One of the Monty Python's most popular sketches,
The Minstry of Silly Walks, featured John Cleese acting as a government official whose department specialised in... well... silly walks (do a Youtube search to see the ridiculous style of movement). And then I just came across
this news article entitled "Maths explains why 'silly walks' are silly" published about half a year ago.
The news article suggested that a recent paper in the Royal Society (a reputable scientific journal) has shown, through mathematics, that the "silly walk" style of walking is, surprise!, not efficient. In fact, in the lead of the article this was written:
SCIENTISTS have explained mathematically why the famous "silly walks" of Monty Python's John Cleese have never caught on in the long history of Homo sapiens.
The first thought that came to my mind was the utter duh-ness in the entire issue. It takes no brains to figure out that "silly walk" hinders mobility and any creature that evolved silly walks would be brutally murdered by natural selection.
I was curious enough to search for the supposed article, and guess what? There is no reference whatsoever to the Monty Python sketch. The article, entitled "

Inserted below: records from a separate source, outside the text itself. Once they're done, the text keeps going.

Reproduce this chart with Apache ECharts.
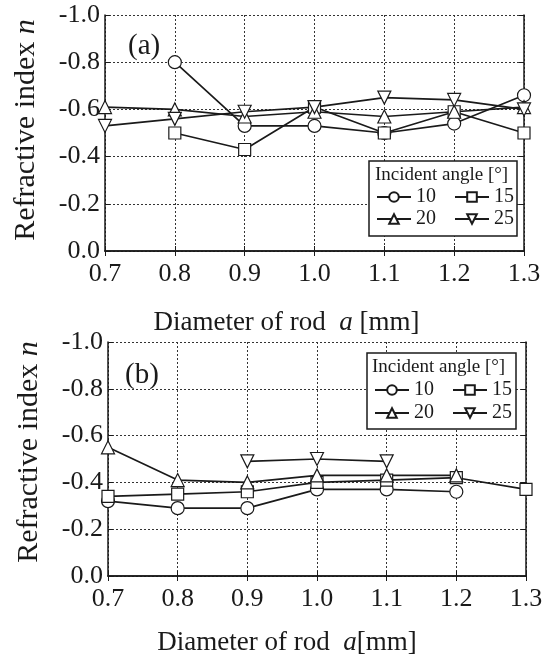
<!DOCTYPE html>
<html><head><meta charset="utf-8">
<script src="https://cdn.jsdelivr.net/npm/echarts@6/dist/echarts.min.js"></script>
<style>html,body{margin:0;padding:0;background:#fff}#c{width:547px;height:659px}</style>
</head><body><div id="c"></div>
<script>
// ---- data ----
const diameters = ['0.7','0.8','0.9','1.0','1.1','1.2','1.3'];
const angleNames = ['10','15','20','25'];
const yTicks = [-1.0,-0.8,-0.6,-0.4,-0.2,0.0];
// panel (a)
const a10 = [null,-0.80,-0.53,-0.53,-0.50,-0.54,-0.66];
const a15 = [null,-0.50,-0.43,-0.61,-0.50,-0.59,-0.50];
const a20 = [-0.61,-0.60,-0.57,-0.59,-0.57,-0.59,-0.61];
const a25 = [-0.53,-0.56,-0.59,-0.61,-0.65,-0.64,-0.60];
// panel (b)
const b10 = [-0.32,-0.29,-0.29,-0.37,-0.37,-0.36,null];
const b15 = [-0.34,-0.35,-0.36,-0.40,-0.41,-0.42,-0.37];
const b20 = [-0.55,-0.41,-0.40,-0.43,-0.43,-0.43,null];
const b25 = [null,null,-0.49,-0.50,-0.49,null,null];
const xNames = ['Diameter of rod  {i|a} [mm]', 'Diameter of rod  {i|a}[mm]'];

const FONT = '"Liberation Serif","DejaVu Serif",serif';
const INK = '#1a1a1a';
const symbols = ['circle','rect','triangle','path://M0,0L10,0L5,9Z'];
const sizes = [13,12,13,13];

const chart = echarts.init(document.getElementById('c'), null, {renderer:'canvas'});

const grids = [
  {left:105, top:15, right:23, height:236},
  {left:108, top:342, right:21, height:234}
];

function xAxes(gi, nameGap, padR) {
  return [{
    type:'category', gridIndex:gi, data:diameters, boundaryGap:false,
    position:'bottom',
    axisLine:{show:true, lineStyle:{color:INK, width:1.5}},
    axisTick:{show:true, inside:true, length:5, lineStyle:{color:INK, width:1}, alignWithLabel:true},
    axisLabel:{color:INK, fontFamily:FONT, fontSize:26, margin:10},
    splitLine:{show:true, lineStyle:{color:'#333', type:[2,2], width:1}},
    name:xNames[gi], nameLocation:'middle', nameGap:nameGap,
    nameTextStyle:{color:INK, fontFamily:FONT, fontSize:27, padding:[0,padR,0,0],
      rich:{i:{fontStyle:'italic', fontFamily:FONT, fontSize:27, color:INK}}}
  },{
    type:'category', gridIndex:gi, data:diameters, boundaryGap:false,
    position:'top',
    axisLine:{show:true, lineStyle:{color:INK, width:1.5}},
    axisTick:{show:true, inside:true, length:5, lineStyle:{color:INK, width:1}},
    axisLabel:{show:false}, splitLine:{show:false}
  }];
}
function yAxes(gi, shift) {
  return [{
    type:'value', gridIndex:gi, min:-1, max:0, interval:0.2, inverse:true,
    position:'left',
    axisLine:{show:true, lineStyle:{color:INK, width:1.5}},
    axisTick:{show:true, inside:true, length:5, lineStyle:{color:INK, width:1}},
    axisLabel:{color:INK, fontFamily:FONT, fontSize:26, margin:5, formatter:v=>(Math.abs(v)<1e-9?0:v).toFixed(1)},
    splitLine:{show:true, lineStyle:{color:'#333', type:[2,2], width:1}},
    name:'Refractive index {i|n}', nameLocation:'middle', nameGap:64, nameRotate:90,
    nameTextStyle:{color:INK, fontFamily:FONT, fontSize:30, padding:[0,0,0,shift],
      rich:{i:{fontStyle:'italic', fontFamily:FONT, fontSize:30, color:INK}}}
  },{
    type:'value', gridIndex:gi, min:-1, max:0, interval:0.2, inverse:true,
    position:'right',
    axisLine:{show:true, lineStyle:{color:INK, width:1.5}},
    axisTick:{show:true, inside:true, length:5, lineStyle:{color:INK, width:1}},
    axisLabel:{show:false}, splitLine:{show:false}
  }];
}

const panelData = [[a10,a15,a20,a25],[b10,b15,b20,b25]];
const series = [];
panelData.forEach((sets, gi) => {
  sets.forEach((d, k) => {
    series.push({
      type:'line', name:angleNames[k], xAxisIndex:gi*2, yAxisIndex:gi*2,
      data:d, connectNulls:false, symbol:symbols[k], symbolSize:sizes[k],
      showAllSymbol:true, animation:false,
      lineStyle:{color:INK, width:1.7},
      itemStyle:{color:'#fff', borderColor:INK, borderWidth:1.2}
    });
  });
});

// legend layout per panel: box, title, two rows
const legendBoxes = [
  {x:369, y:161, w:148, h:75, titleX:375, titleY:166, row1:197, row2:219, colX:376},
  {x:367, y:353, w:149, h:76, titleX:372, titleY:358, row1:390, row2:413, colX:374}
];
const legends = [];
const graphics = [];
const titles = [
  {text:'(a)', left:123, top:27, textStyle:{fontFamily:FONT, fontSize:29, fontWeight:'normal', color:INK}},
  {text:'(b)', left:120, top:356, textStyle:{fontFamily:FONT, fontSize:29, fontWeight:'normal', color:INK}}
];
legendBoxes.forEach(b => {
  graphics.push({type:'rect', shape:{x:b.x, y:b.y, width:b.w, height:b.h}, style:{fill:'#fff', stroke:INK, lineWidth:1.5}, z:100});
  graphics.push({type:'text', left:b.titleX, top:b.titleY, style:{text:'Incident angle [°]', font:'19px '+FONT, fill:INK}, z:101});
  [[angleNames[0],angleNames[1], b.row1],[angleNames[2],angleNames[3], b.row2]].forEach(r => {
    legends.push({
      data:[r[0], r[1]], left:b.colX, top:r[2]-10, orient:'horizontal',
      itemWidth:34, itemHeight:12, itemGap:18, padding:0, z:102,
      selectedMode:false,
      textStyle:{fontFamily:FONT, fontSize:20, color:INK, padding:[0,0,0,0]}
    });
  });
});

chart.setOption({
  backgroundColor:'#fff',
  animation:false,
  title:titles,
  grid:grids,
  xAxis:[...xAxes(0,58,56), ...xAxes(1,53,60)],
  yAxis:[...yAxes(0,6), ...yAxes(1,14)],
  legend:legends,
  graphic:graphics,
  series:series
});
</script></body></html>
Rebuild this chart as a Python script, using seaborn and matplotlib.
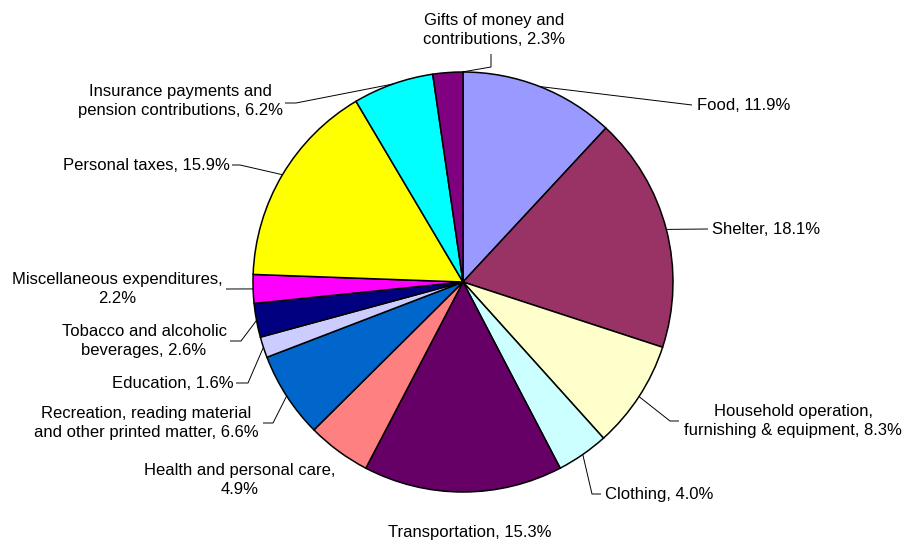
import numpy as np
import matplotlib
matplotlib.use("Agg")
import matplotlib.pyplot as plt
import seaborn as sns

categories = [
    "Food", "Shelter", "Household operation,\nfurnishing & equipment", "Clothing",
    "Transportation", "Health and personal care,\n", "Recreation, reading material\nand other printed matter",
    "Education", "Tobacco and alcoholic\nbeverages", "Miscellaneous expenditures,\n",
    "Personal taxes", "Insurance payments and\npension contributions", "Gifts of money and\ncontributions",
]
values = [11.9, 18.1, 8.3, 4.0, 15.3, 4.9, 6.6, 1.6, 2.6, 2.2, 15.9, 6.2, 2.3]
colors = ["#9999FF", "#993366", "#FFFFCC", "#CCFFFF", "#660066", "#FF8080", "#0066CC",
          "#CCCCFF", "#000080", "#FF00FF", "#FFFF00", "#00FFFF", "#800080"]

# layout (pixel coords, y from top): text position, alignment, leader path after edge point,
# fraction along the wedge arc where the leader starts
layout = [
    ((697, 105), "left", [(692, 105)], 0.5),
    ((712, 229), "left", [(708, 229)], 0.5),
    ((793, 421), "center", [(670, 421), (679, 421)], 0.5),
    ((605, 494), "left", [(592, 494), (601, 494)], 0.5),
    ((470, 532), "center", None, 0.5),
    ((240, 480), "center", None, 0.5),
    ((146, 423), "center", [(273, 423), (263, 423)], 0.5),
    ((234, 383), "right", [(248, 383), (236, 383)], 0.5),
    ((144, 341), "center", [(241, 341), (230, 341)], 0.5),
    ((117, 289), "center", [(226, 289)], 0.5),
    ((230, 165), "right", [(240, 165), (232, 165)], 0.5),
    ((180, 101), "center", [(296, 103), (285, 103)], 0.5),
    ((494, 30), "center", [(491, 67), (491, 54)], 0.97),
]

W, H = 905, 545
sns.set_theme(style="white")
plt.rcParams["font.family"] = ["Liberation Sans", "DejaVu Sans"]

fig = plt.figure(figsize=(W / 100, H / 100), dpi=100)
fig.patch.set_facecolor("white")
ax = fig.add_axes([0, 0, 1, 1])

def P(x, y):
    return (x, H - y)

cx, cy = 463, 282
R = 210
wedges, _ = ax.pie(values, colors=sns.color_palette(colors), startangle=90, counterclock=False,
                   center=P(cx, cy), radius=R,
                   wedgeprops=dict(edgecolor="black", linewidth=1.1))
ax.set_xlim(0, W)
ax.set_ylim(0, H)
ax.set_aspect("equal")
ax.axis("off")

for w, cat, val, (tpos, ha, path, frac) in zip(wedges, categories, values, layout):
    # wedges drawn clockwise: theta2 is the start, theta1 the end
    ang = np.deg2rad(w.theta2 + frac * (w.theta1 - w.theta2))
    ex, ey = cx + R * np.cos(ang), cy - R * np.sin(ang)
    if cat.endswith("\n"):
        txt = cat.rstrip("\n") + f"\n{val:.1f}%"
    else:
        txt = f"{cat}, {val:.1f}%"
    if path:
        pts = [(ex, ey)] + path
        xs = [p[0] for p in pts]
        ys = [H - p[1] for p in pts]
        ax.plot(xs, ys, color="black", lw=0.7, solid_capstyle="butt")
    ax.text(*P(*tpos), txt, ha=ha, va="center", multialignment="center",
            fontsize=12, color="black", linespacing=1.4)

fig.savefig("out.png", dpi=100, facecolor="white")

Idealized walking and running gaits minimize work", studies two forms of human movement and evaluates their efficiency. In fact, the abstract is as follows:
Even though human legs allow a wide repertoire of movements, when people travel by foot they mostly use one of two locomotor patterns, namely, walking and running. The selection of these two gaits from the plethora of options might be because walking and running require less metabolic energy than other more unusual gaits. We addressed this possibility previously using numerical optimization of a minimal mathematical model of a biped. We had found that, for a given step-length, the two classical descriptions of walking and running, 'inverted pendulum walking' and 'impulsive running', do indeed minimize the amount of positive work required at low and high speeds respectively. Here, for the case of small step-lengths, we establish the previous results analytically. First, we simplify the two-dimensional particle trajectory problem to a one-dimensional 'elevator' problem. Then we use elementary geometric arguments on the resulting phase plane to show optimality of the two gaits: walking at low speeds and running at high speeds.
So it hardly needs to be said that silly walk was added into the news article to grab attention, in the process of which the original research article was made to look rather silly in itself.